True social connection is about being seen and seeing others.
It is about being listened to and listening to others.
It is about being cared for and caring for others.
It is about being known and knowing others.
In my view, being socially held has three core qualities: safety, belonging, and mattering. Meaningful relationships allow you to feel safe enough, they give you a felt sense of belonging, and they make you feel like you matter. Meaningful relationships are inherently reciprocal too. This means making other people feel safe enough inyour presence. It means helping people feel secure in their belonging with you. And it also means letting others know that they matter to you.
That, to me, is true connection.
Going back to this question of why we’re not talking about our social health, I wonder if this is due to the fact that although these concepts are not new, the context within which we practice them is constantly changing. For a lot of us, life seems to be unfolding faster than we can keep up with it. Social wellbeing, therefore, is about our ability to adapt to the ever-changing social context we’re faced with through the development of strong social bonds that can carry and hold us through hard moments.

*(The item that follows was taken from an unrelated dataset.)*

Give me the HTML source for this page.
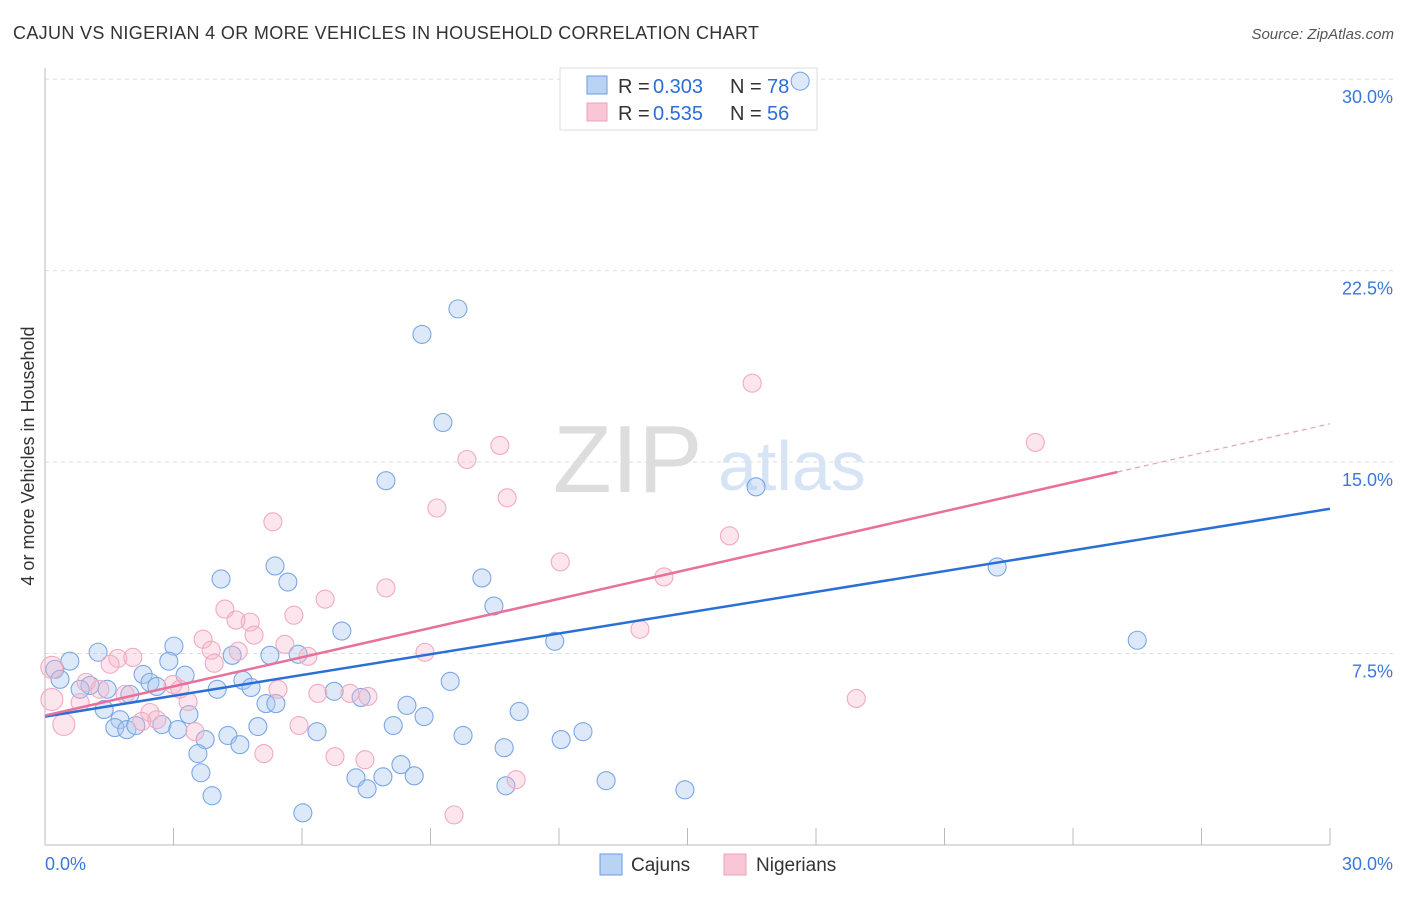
<!DOCTYPE html>
<html><head><meta charset="utf-8"><style>
body{margin:0;background:#fff;font-family:"Liberation Sans",sans-serif}
svg text{font-family:"Liberation Sans",sans-serif}
</style></head><body>
<svg id="chart" width="1406" height="892" xmlns="http://www.w3.org/2000/svg">
<text x="13" y="39" font-size="18" fill="#333" textLength="746">CAJUN VS NIGERIAN 4 OR MORE VEHICLES IN HOUSEHOLD CORRELATION CHART</text>
<text x="1394" y="39" font-size="15" fill="#555" text-anchor="end" font-style="italic">Source: ZipAtlas.com</text>
<text x="553" y="492" font-size="96" fill="#ddd" font-family="Liberation Serif">ZIP</text>
<text x="718" y="490" font-size="70" fill="#d6e4f5">atlas</text>
<g id="grid"></g>
<g id="axes"></g>
<g>
<rect x="560" y="68" width="257" height="62" fill="#fff" stroke="#ddd"/>
<rect x="587" y="76" width="20" height="18" fill="#b9d3f5" stroke="#6b9be0"/>
<rect x="587" y="103" width="20" height="18" fill="#f9c6d5" stroke="#f0a0b8"/>
<text y="93" font-size="20" fill="#333"><tspan x="618">R =</tspan><tspan x="653" fill="#2a6fd6">0.303</tspan><tspan x="730">N =</tspan><tspan x="767" fill="#2a6fd6">78</tspan></text>
<text y="120" font-size="20" fill="#333"><tspan x="618">R =</tspan><tspan x="653" fill="#2a6fd6">0.535</tspan><tspan x="730">N =</tspan><tspan x="767" fill="#2a6fd6">56</tspan></text>
</g>
<g id="pts"></g>
<g id="lines"></g>
<text transform="translate(34,456) rotate(-90)" font-size="18" fill="#333" text-anchor="middle">4 or more Vehicles in Household</text>
<g><rect x="600" y="854" width="22" height="21" fill="#b9d3f5" stroke="#6b9be0"/><text x="631" y="871" font-size="19" fill="#333">Cajuns</text></g>
<g><rect x="724" y="854" width="22" height="21" fill="#f9c6d5" stroke="#f0a0b8"/><text x="756" y="871" font-size="19" fill="#333">Nigerians</text></g>
</svg>
<script>
const yTicks=[7.5,15,22.5,30];
const yTickLabels=["7.5%","15.0%","22.5%","30.0%"];
const xTickLabels=["0.0%","30.0%"];
const cajunX=[17.63,9.64,8.80,9.29,16.6,7.96,22.23,25.5,10.2,10.48,4.11,5.37,5.67,11.9,6.93,3.01,1.24,0.58,0.23,2.89,4.37,5.25,5.91,2.29,3.27,2.45,2.61,4.62,4.81,4.02,9.46,0.35,1.05,0.82,1.45,1.98,6.75,7.38,5.16,5.39,8.45,1.38,3.36,11.07,8.85,1.75,2.73,1.63,1.91,2.12,3.1,4.97,6.35,8.13,12.56,9.76,4.27,3.74,4.55,12.05,10.72,3.57,8.31,3.64,7.26,7.89,8.62,13.1,7.52,10.76,14.94,3.90,6.02];
const cajunY=[29.92,21.0,20.0,16.55,14.03,14.27,10.89,8.02,10.46,9.36,10.42,10.93,10.30,7.98,8.38,7.79,7.55,7.20,6.88,7.20,7.43,7.43,7.47,6.68,6.65,6.37,6.21,6.45,6.17,6.10,6.41,6.49,6.25,6.10,6.10,5.90,6.02,5.78,5.54,5.54,5.47,5.31,5.11,5.23,5.03,4.91,4.72,4.60,4.52,4.68,4.52,4.64,4.44,4.68,4.44,4.29,4.29,4.13,3.93,4.13,3.81,3.58,3.15,2.83,2.63,2.67,2.71,2.52,2.20,2.32,2.16,1.93,1.26];
const nigX=[16.51,23.12,10.62,9.85,10.79,9.15,5.32,15.98,12.03,14.45,7.96,6.54,4.2,5.81,4.79,4.46,4.88,13.89,3.69,5.6,3.88,4.51,8.87,6.14,1.7,2.05,1.52,3.95,0.16,0.96,1.28,1.87,2.99,3.15,5.44,6.37,7.12,7.54,18.94,3.34,0.82,0.16,2.45,2.61,2.26,5.93,3.5,0.44,5.11,6.77,7.47,11.0,9.55];
const nigY=[18.09,15.77,15.65,15.1,13.6,13.2,12.66,12.11,11.09,10.5,10.07,9.63,9.24,9.0,8.73,8.81,8.22,8.45,8.06,7.86,7.63,7.59,7.55,7.39,7.31,7.35,7.08,7.12,6.96,6.37,6.10,5.90,6.29,6.10,6.10,5.94,5.94,5.82,5.74,5.62,5.58,5.70,5.19,4.91,4.84,4.68,4.44,4.72,3.58,3.46,3.34,2.56,1.18];
const cajunTrend=[5.03,13.17];
const nigTrend=[5.07,16.5];
const nigSolidEnd=25.04;
const X=v=>45+v/30*1285, Y=v=>845-v*25.53;
const NS="http://www.w3.org/2000/svg";
function mk(tag,parent,attrs){const e=document.createElementNS(NS,tag);for(const k in attrs)e.setAttribute(k,attrs[k]);parent.appendChild(e);return e;}
const grid=document.getElementById('grid'),axes=document.getElementById('axes'),pts=document.getElementById('pts'),lines=document.getElementById('lines');
yTicks.forEach((t,i)=>{
 const l=mk('line',grid,{x1:45,x2:1393,y1:Y(t),y2:Y(t),stroke:'#ddd','stroke-dasharray':'4,4'});
 
 
 const tx=mk('text',axes,{x:1393,y:Y(t)+24,'font-size':18,fill:'#3a78d8','text-anchor':'end'});
 tx.textContent=yTickLabels[i];
 
 
});
mk('line',axes,{x1:45,x2:45,y1:68,y2:845,stroke:'#bbb'});
mk('line',axes,{x1:45,x2:1330,y1:845,y2:845,stroke:'#bbb'});
for(let i=0;i<=10;i++){const x=X(i*3);const t=mk('line',axes,{x1:x,x2:x,y1:828,y2:845,stroke:'#bbb'});}
[[0,'start',45],[30,'end',1393]].forEach((a,i)=>{const t=mk('text',axes,{x:a[2],y:870,'font-size':18,fill:'#3a78d8','text-anchor':a[1]});t.textContent=xTickLabels[i];});
cajunX.forEach((v,i)=>{const c=mk('circle',pts,{cx:X(v),cy:Y(cajunY[i]),r:9,fill:'rgba(170,200,240,0.4)',stroke:'#7ba7e6','stroke-width':1.1});
 
 });
nigX.forEach((v,i)=>{const c=mk('circle',pts,{cx:X(v),cy:Y(nigY[i]),r:(v<0.5?11:9),fill:'rgba(246,180,200,0.35)',stroke:'#f2aac0','stroke-width':1.1});
 
 });
const cl=mk('line',lines,{x1:X(0),y1:Y(cajunTrend[0]),x2:X(30),y2:Y(cajunTrend[1]),stroke:'#2a6fd6','stroke-width':2.5});


const ny=v=>nigTrend[0]+(nigTrend[1]-nigTrend[0])*v/30;
const nl=mk('line',lines,{x1:X(0),y1:Y(ny(0)),x2:X(nigSolidEnd),y2:Y(ny(nigSolidEnd)),stroke:'#e8709a','stroke-width':2.5});


const nd=mk('line',lines,{x1:X(nigSolidEnd),y1:Y(ny(nigSolidEnd)),x2:X(30),y2:Y(ny(30)),stroke:'#e8a0b8','stroke-width':1.2,'stroke-dasharray':'5,4'});


</script>
</body></html>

Social health is not just about how often we socialize. It is a practice of building meaningful relationships with people in our social groups, which could be family, friends, partners, and colleague relationships. Social health is a quality over quantity equation; scoring high in social health is not about being more social, making more friends, or going out more, it is about deepening the quality of the connections you already have. This is our starting place, which is perhaps one of the most vulnerable places to start.
Going forward, I hope we continue this conversation about social health.
I still don’t think we’ve talked about it enough.
Being in relationships is in our nature. So let’s make sure we nurture that.